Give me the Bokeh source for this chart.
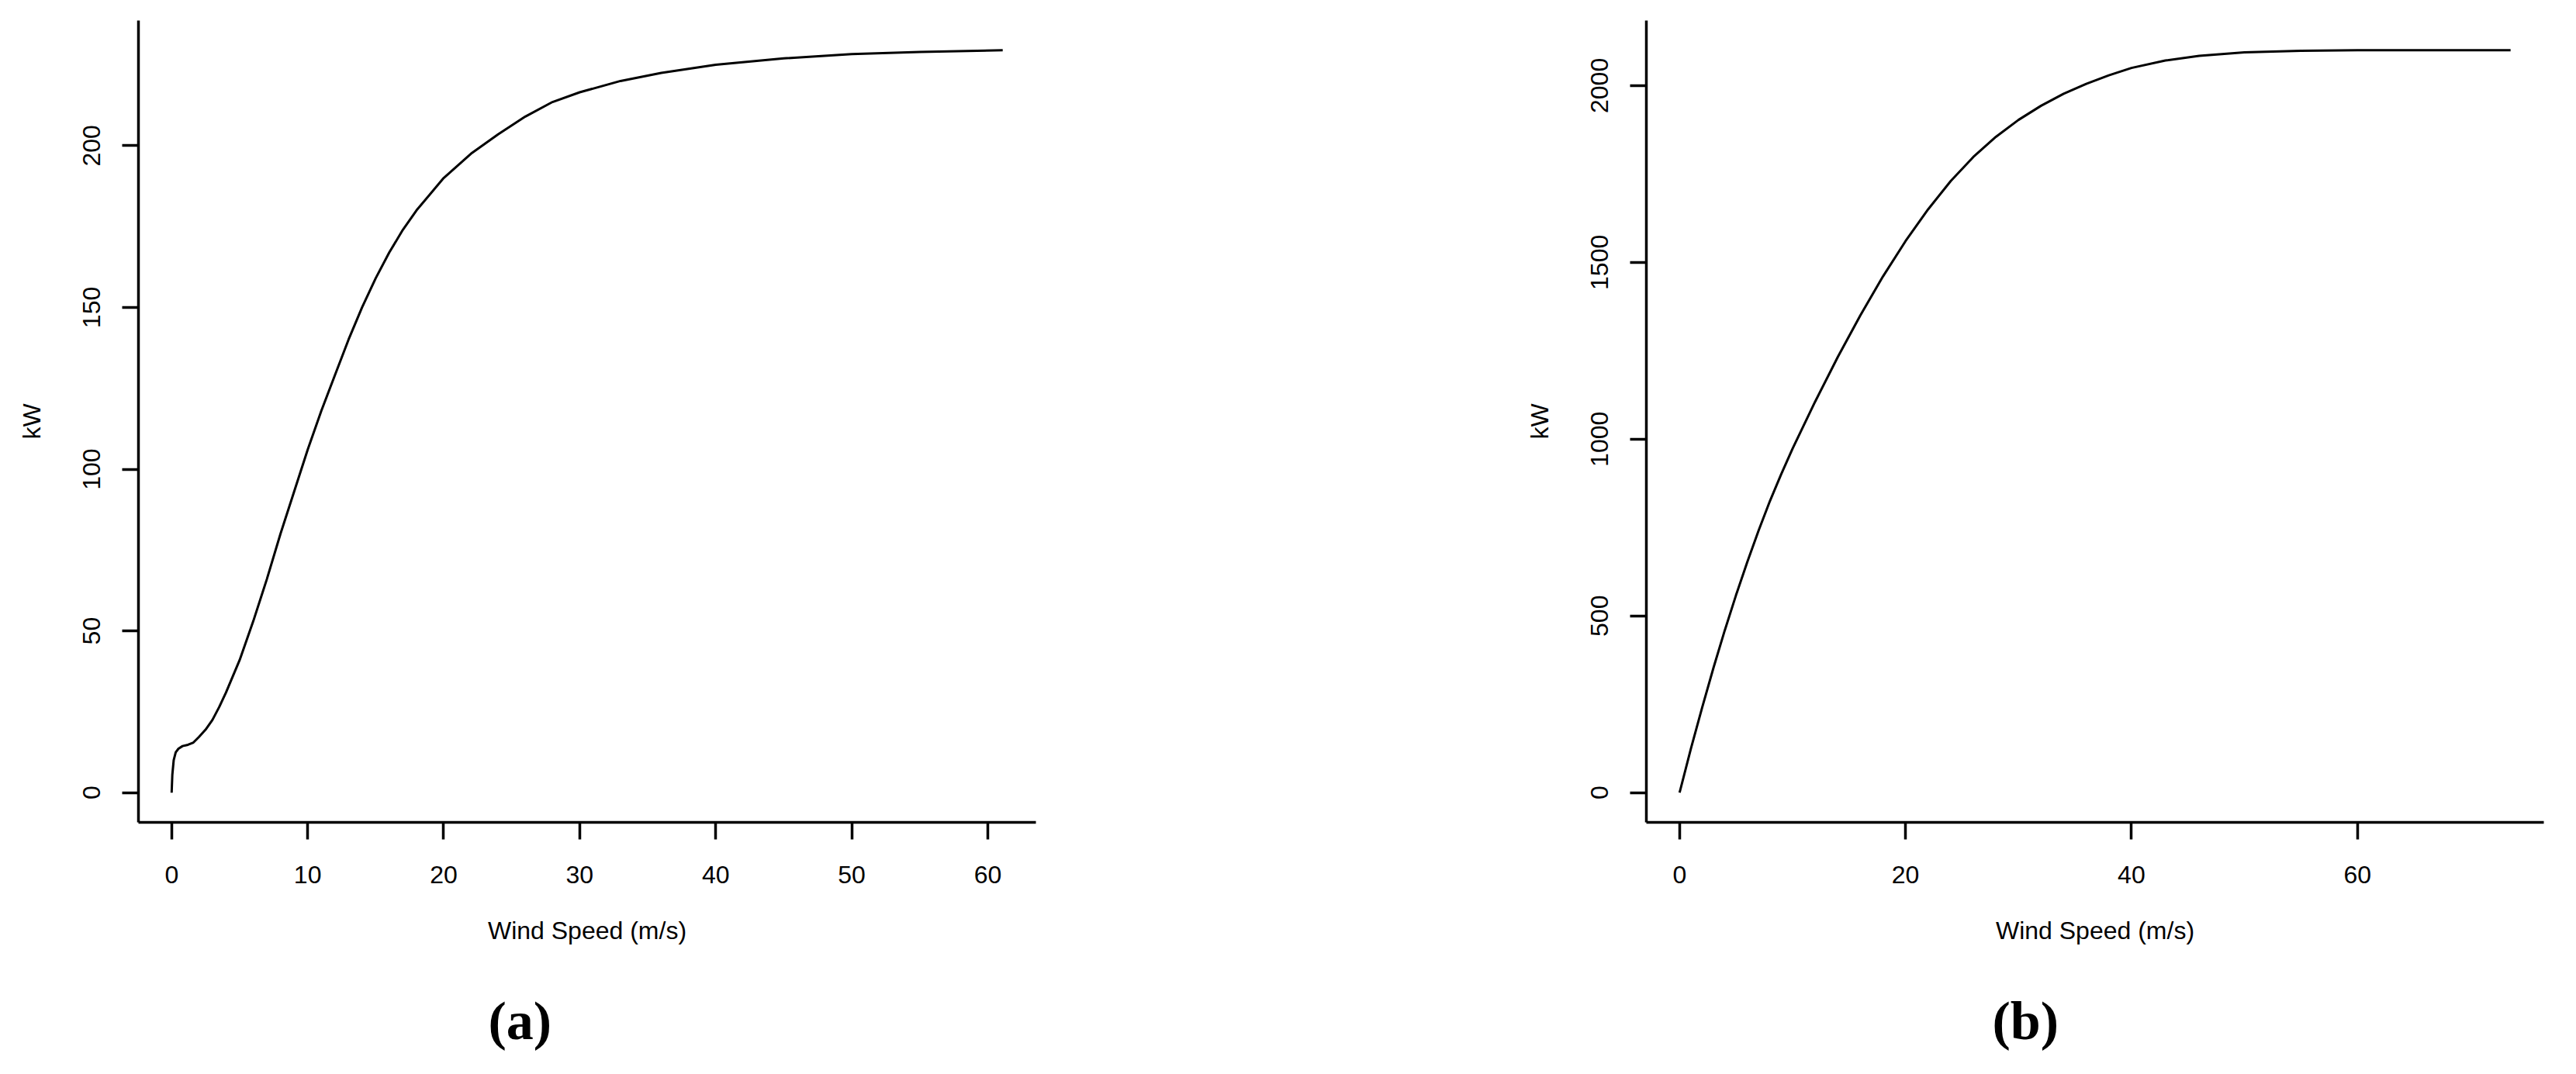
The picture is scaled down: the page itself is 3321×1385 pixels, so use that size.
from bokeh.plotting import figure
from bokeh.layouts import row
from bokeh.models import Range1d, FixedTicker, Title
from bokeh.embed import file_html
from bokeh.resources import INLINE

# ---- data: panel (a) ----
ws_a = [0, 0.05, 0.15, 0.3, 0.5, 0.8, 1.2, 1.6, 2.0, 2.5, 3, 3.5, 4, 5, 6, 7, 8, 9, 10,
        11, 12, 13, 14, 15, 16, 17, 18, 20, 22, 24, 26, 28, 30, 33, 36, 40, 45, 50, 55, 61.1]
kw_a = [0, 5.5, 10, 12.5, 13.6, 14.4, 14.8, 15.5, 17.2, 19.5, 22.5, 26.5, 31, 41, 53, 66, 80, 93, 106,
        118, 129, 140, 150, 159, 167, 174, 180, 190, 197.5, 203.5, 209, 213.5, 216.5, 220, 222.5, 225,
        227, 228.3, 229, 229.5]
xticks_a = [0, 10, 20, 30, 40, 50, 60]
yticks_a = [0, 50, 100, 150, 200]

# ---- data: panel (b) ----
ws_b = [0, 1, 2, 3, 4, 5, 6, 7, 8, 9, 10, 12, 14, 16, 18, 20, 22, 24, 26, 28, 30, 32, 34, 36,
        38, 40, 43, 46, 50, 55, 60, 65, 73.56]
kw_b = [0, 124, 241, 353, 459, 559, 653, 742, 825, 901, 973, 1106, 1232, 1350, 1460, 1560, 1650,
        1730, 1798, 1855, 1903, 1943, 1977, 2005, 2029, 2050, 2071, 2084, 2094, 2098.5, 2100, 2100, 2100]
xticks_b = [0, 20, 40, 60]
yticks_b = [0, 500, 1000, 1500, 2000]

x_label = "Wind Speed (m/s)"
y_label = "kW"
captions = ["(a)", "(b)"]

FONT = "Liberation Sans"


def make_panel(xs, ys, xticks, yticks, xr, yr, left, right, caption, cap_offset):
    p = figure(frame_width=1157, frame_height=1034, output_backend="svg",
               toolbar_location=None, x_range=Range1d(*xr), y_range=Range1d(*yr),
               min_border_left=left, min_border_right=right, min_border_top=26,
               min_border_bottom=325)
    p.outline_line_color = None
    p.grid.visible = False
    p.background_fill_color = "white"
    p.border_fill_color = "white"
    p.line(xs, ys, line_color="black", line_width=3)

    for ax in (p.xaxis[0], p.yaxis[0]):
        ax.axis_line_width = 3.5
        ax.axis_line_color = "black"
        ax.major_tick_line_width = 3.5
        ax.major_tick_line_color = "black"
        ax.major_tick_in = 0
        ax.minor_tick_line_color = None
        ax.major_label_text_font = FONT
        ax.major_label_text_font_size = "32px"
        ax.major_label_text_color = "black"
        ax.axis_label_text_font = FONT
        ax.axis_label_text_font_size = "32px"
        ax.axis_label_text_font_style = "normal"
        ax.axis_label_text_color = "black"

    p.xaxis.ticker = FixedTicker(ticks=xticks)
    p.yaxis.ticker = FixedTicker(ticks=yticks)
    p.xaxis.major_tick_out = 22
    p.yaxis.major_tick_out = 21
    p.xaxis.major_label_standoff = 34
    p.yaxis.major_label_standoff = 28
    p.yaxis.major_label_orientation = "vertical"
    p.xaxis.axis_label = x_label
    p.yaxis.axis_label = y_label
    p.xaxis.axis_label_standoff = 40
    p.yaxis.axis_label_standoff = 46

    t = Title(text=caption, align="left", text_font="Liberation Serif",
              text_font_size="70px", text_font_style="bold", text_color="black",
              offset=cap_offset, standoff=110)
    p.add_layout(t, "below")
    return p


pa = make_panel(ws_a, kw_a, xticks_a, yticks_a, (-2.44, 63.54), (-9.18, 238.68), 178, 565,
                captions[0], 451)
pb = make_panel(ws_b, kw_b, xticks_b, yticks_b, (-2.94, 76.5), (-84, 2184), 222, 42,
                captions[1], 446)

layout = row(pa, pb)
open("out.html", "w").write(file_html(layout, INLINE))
+++
### Exercise brief
Above are the lines; repeat exactly the ones from the line containing "The picture is" down to the line containing "from bokeh.resources import INLINE", both inclusive.

### Correct result
The picture is scaled down: the page itself is 3321×1385 pixels, so use that size.
from bokeh.plotting import figure
from bokeh.layouts import row
from bokeh.models import Range1d, FixedTicker, Title
from bokeh.embed import file_html
from bokeh.resources import INLINE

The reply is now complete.